* **Task directions**: Identify the lines that contain the word "page" and copy each one.

(Items listed in a dataset)
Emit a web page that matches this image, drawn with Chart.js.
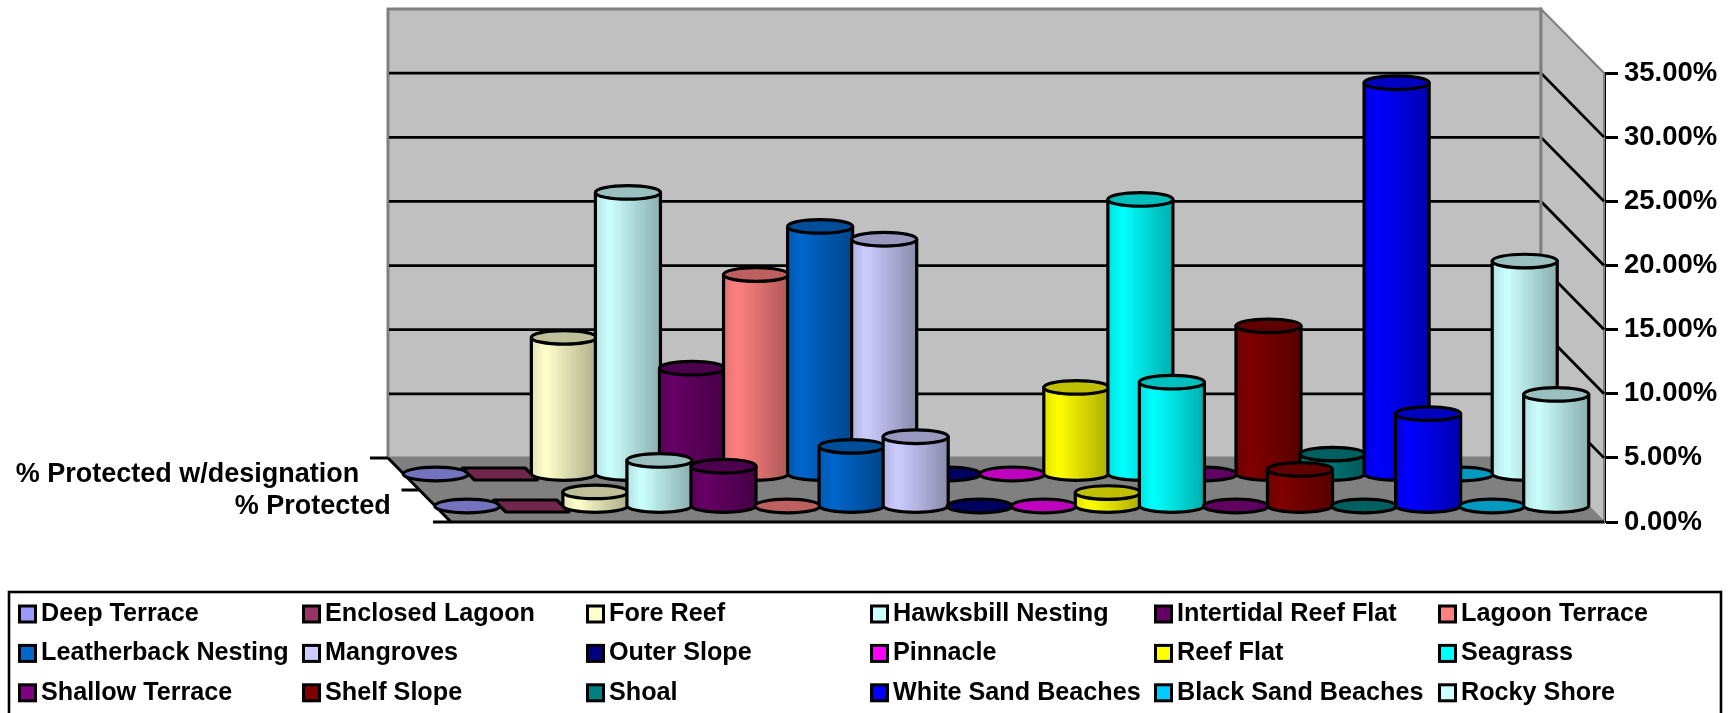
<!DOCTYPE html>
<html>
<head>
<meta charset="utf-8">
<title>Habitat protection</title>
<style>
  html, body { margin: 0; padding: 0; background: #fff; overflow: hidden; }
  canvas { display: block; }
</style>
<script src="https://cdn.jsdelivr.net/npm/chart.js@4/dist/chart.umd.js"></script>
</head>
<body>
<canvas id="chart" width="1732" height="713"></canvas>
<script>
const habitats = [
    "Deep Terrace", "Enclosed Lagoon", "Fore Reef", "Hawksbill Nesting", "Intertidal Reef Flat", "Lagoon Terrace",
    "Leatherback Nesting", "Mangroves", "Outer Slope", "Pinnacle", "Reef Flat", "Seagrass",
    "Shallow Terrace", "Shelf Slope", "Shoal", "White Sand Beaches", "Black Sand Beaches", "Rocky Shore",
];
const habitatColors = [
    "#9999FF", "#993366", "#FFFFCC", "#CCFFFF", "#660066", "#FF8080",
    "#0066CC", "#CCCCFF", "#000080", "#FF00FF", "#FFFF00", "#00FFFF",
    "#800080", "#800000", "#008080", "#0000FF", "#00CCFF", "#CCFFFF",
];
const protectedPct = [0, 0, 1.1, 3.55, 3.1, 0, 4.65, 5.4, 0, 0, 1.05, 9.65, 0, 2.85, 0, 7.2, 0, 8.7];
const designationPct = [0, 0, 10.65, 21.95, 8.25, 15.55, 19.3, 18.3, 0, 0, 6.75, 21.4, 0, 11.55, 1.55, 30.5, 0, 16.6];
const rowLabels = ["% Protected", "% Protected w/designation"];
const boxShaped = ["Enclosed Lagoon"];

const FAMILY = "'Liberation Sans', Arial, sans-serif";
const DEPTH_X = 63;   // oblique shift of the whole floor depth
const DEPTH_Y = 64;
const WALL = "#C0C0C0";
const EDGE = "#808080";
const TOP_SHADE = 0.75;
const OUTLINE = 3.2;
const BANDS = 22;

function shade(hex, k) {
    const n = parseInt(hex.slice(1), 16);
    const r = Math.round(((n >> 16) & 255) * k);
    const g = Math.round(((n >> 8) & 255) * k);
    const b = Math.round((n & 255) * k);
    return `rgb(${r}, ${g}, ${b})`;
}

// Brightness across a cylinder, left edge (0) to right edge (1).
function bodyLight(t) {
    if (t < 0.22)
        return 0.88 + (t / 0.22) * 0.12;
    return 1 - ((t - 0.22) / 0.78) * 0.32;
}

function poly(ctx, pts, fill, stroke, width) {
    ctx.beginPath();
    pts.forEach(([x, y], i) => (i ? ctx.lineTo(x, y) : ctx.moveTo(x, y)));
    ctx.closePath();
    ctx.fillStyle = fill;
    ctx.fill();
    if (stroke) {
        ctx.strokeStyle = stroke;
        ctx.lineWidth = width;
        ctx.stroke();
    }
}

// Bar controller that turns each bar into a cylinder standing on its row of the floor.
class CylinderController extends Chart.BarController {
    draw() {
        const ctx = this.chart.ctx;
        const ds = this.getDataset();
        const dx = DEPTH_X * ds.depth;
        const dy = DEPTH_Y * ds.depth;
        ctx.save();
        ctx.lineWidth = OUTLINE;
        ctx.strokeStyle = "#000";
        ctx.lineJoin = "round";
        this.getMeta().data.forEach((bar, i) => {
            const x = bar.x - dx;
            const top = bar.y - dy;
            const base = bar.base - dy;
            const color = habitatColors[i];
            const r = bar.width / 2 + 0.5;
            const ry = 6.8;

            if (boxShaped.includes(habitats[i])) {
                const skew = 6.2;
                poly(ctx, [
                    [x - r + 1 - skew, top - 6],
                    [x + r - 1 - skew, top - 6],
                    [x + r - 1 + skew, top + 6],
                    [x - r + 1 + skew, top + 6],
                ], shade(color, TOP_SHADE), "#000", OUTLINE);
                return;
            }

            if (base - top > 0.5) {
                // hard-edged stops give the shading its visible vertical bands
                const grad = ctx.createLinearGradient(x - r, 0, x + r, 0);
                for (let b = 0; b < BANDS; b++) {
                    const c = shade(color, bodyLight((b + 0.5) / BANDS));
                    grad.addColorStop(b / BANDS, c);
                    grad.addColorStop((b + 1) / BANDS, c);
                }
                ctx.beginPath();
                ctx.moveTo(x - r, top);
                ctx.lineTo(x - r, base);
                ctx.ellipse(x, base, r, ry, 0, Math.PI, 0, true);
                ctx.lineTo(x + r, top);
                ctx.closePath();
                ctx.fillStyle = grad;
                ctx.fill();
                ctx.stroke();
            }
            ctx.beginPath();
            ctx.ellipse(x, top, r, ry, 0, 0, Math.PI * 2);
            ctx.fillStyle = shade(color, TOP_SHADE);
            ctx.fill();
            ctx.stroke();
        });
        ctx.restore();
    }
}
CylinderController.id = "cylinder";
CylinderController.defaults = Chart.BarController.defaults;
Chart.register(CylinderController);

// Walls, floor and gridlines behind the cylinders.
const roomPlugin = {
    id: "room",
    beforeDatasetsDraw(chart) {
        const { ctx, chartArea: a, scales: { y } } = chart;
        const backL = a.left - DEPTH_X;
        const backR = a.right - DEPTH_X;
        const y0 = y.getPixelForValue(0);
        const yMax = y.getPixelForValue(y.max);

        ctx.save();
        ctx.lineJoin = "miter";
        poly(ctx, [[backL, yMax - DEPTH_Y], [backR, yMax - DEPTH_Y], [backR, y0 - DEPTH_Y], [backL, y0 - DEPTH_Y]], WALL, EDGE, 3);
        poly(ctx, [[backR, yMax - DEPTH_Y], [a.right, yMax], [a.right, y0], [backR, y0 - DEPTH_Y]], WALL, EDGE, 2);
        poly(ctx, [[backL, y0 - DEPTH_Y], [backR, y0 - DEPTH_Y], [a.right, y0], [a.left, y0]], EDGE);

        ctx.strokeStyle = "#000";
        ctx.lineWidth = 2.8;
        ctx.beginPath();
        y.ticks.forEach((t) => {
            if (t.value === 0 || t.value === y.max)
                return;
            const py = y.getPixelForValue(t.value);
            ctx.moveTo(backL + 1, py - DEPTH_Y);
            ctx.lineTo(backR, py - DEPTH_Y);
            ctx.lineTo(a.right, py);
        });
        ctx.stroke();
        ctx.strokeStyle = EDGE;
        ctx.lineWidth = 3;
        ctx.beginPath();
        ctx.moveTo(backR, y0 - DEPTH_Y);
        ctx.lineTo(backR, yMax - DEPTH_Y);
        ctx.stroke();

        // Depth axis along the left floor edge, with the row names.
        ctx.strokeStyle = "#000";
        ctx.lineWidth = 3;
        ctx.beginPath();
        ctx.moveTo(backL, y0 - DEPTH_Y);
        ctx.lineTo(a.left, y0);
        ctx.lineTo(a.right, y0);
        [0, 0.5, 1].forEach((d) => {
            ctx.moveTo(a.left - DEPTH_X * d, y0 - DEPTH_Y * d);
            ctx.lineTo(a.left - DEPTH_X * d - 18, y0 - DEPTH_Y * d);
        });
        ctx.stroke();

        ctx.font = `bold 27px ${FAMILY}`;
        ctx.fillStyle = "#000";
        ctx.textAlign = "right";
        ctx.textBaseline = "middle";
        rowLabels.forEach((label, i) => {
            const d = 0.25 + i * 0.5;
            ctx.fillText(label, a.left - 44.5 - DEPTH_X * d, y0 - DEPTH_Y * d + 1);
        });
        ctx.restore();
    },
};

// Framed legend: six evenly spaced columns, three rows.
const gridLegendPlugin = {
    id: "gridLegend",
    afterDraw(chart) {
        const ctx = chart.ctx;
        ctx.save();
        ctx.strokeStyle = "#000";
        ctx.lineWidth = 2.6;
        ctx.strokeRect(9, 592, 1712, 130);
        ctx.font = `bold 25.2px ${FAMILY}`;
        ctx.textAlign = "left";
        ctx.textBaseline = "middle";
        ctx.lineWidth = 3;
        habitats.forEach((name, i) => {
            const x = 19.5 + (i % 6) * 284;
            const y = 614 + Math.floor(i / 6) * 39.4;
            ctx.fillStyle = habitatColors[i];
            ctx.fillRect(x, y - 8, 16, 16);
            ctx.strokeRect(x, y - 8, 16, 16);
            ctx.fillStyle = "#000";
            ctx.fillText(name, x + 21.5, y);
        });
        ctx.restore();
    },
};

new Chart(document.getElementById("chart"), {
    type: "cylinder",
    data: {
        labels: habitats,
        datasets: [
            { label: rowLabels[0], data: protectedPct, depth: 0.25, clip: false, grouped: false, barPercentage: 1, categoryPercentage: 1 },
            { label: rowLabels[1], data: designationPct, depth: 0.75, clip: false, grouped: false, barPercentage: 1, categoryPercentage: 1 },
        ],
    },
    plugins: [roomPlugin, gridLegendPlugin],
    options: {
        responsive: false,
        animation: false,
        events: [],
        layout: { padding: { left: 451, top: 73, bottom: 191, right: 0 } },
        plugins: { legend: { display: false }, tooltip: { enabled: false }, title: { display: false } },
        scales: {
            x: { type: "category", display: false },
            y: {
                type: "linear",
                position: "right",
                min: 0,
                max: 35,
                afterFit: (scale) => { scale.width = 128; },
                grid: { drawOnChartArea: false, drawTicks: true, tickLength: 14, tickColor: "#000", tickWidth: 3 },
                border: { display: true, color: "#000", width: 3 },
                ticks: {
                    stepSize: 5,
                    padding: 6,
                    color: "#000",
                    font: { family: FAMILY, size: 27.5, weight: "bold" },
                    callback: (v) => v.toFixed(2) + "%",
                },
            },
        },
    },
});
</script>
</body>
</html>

...

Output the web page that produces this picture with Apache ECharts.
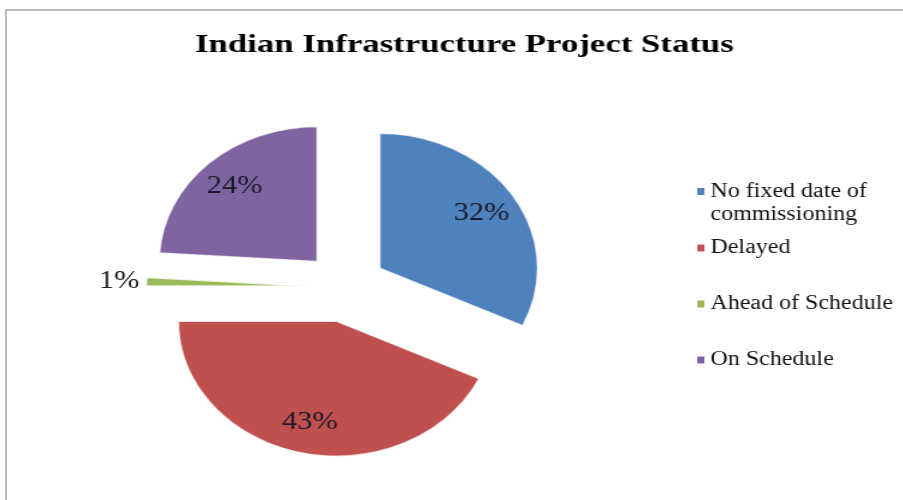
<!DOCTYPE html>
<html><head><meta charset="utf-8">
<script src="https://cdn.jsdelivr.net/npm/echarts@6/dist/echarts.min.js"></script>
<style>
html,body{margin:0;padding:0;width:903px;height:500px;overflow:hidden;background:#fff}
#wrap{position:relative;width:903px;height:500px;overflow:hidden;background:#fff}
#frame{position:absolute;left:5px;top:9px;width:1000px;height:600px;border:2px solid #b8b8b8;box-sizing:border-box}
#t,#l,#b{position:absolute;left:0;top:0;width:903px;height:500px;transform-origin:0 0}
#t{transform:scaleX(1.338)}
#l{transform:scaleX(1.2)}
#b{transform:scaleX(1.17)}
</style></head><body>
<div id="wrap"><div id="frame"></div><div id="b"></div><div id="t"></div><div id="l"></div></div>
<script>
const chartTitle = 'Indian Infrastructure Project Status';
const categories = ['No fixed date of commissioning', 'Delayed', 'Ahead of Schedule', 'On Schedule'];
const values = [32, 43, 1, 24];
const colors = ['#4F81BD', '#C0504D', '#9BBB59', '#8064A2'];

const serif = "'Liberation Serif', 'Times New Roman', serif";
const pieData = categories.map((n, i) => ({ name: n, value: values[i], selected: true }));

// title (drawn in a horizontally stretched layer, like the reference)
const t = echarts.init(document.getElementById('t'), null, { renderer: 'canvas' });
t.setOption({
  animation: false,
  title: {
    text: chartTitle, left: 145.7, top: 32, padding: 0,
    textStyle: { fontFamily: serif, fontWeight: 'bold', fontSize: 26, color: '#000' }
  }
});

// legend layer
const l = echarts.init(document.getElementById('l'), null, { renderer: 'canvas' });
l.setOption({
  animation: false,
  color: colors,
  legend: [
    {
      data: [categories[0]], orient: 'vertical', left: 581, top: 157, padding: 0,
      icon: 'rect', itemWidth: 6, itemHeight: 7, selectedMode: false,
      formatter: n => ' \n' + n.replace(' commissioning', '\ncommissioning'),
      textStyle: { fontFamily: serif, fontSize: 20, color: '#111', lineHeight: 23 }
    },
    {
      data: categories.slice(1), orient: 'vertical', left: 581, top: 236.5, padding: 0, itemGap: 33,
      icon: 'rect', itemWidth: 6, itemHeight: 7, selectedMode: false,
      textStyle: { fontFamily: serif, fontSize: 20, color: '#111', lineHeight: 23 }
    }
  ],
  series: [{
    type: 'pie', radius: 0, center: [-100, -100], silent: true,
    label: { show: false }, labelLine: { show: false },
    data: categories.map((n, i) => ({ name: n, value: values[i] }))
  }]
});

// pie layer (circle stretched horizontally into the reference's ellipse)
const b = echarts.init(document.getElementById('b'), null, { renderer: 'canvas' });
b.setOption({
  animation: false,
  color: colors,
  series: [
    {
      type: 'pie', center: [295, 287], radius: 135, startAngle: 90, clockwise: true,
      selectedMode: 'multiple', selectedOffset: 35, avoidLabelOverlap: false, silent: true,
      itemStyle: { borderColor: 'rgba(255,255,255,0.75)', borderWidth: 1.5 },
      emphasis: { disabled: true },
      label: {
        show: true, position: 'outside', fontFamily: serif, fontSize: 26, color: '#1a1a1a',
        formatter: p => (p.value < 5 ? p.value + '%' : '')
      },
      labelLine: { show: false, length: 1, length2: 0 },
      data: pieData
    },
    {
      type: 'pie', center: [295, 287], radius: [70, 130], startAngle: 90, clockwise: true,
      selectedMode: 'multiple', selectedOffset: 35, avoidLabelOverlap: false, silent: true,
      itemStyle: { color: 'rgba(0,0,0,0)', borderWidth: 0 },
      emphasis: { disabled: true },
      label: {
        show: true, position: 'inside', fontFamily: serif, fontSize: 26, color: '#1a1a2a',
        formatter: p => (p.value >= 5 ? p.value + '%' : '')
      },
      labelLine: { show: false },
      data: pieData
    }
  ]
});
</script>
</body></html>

* **Exercise result**:
Emit a web page that matches this image, drawn with Chart.js.
Output the web page that produces this picture with Apache ECharts.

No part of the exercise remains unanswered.